## begin Input records
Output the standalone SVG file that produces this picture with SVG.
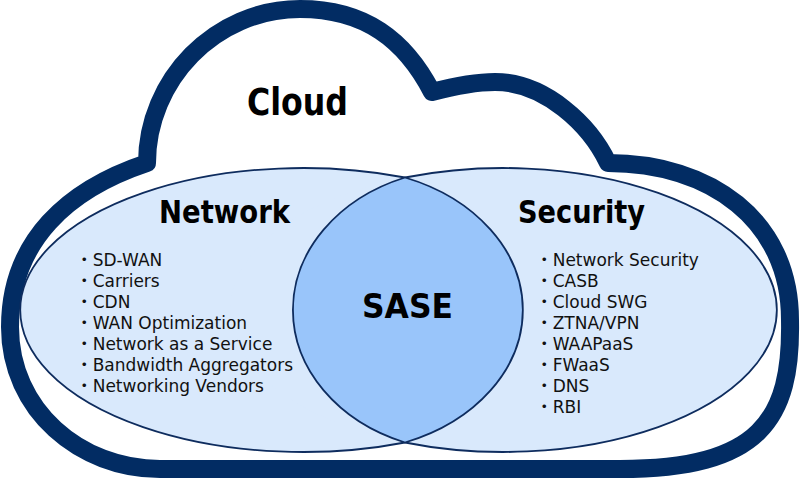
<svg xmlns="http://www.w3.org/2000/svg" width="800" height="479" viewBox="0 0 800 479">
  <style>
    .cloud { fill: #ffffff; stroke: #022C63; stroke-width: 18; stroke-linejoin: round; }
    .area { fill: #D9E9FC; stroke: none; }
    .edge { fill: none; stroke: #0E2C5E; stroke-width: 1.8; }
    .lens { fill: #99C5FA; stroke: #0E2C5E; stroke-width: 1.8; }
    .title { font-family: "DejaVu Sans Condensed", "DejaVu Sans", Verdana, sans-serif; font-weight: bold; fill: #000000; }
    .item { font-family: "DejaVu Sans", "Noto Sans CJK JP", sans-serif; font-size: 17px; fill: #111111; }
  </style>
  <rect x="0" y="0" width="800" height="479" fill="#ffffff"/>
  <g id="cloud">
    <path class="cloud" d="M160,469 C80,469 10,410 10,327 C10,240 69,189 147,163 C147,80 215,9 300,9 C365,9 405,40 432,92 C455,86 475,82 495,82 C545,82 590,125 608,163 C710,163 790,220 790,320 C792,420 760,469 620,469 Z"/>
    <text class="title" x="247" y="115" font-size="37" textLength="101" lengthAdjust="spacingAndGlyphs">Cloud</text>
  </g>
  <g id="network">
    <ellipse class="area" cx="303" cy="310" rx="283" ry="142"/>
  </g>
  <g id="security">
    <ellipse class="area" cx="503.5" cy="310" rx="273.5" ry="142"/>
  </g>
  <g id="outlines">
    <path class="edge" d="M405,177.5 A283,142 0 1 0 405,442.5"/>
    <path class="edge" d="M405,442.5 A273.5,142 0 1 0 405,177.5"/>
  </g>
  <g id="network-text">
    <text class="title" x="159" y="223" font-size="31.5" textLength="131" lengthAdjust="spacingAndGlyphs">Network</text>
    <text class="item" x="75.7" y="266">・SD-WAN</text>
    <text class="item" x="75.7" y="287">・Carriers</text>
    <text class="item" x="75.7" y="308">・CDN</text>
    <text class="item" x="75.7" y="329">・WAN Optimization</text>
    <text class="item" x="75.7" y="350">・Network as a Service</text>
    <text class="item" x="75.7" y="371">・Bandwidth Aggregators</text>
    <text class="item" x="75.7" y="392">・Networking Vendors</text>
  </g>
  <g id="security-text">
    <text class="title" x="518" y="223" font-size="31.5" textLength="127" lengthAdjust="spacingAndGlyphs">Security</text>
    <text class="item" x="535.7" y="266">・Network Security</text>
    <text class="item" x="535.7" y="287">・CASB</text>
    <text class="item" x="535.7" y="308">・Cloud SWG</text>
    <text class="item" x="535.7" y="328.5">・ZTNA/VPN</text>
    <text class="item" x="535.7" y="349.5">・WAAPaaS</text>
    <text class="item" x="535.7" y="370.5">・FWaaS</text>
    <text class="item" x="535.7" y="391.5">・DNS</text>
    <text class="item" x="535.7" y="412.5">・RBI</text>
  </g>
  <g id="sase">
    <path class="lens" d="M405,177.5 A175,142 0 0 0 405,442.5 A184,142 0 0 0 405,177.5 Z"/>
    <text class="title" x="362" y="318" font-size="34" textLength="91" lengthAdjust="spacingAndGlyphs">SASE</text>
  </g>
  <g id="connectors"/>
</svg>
## end Input records
## begin Input records
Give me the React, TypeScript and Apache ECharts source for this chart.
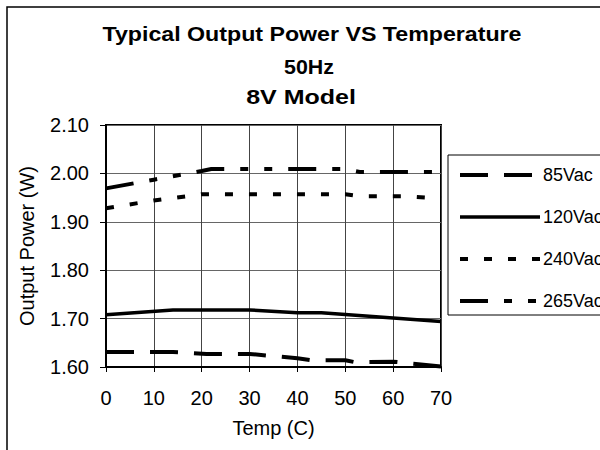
## end Input records
**Instructions to follow**: Copy each line in the data that holds the word "this".

**Expected answer**:
Output the standalone SVG file that produces this picture with SVG.
Give me the React, TypeScript and Apache ECharts source for this chart.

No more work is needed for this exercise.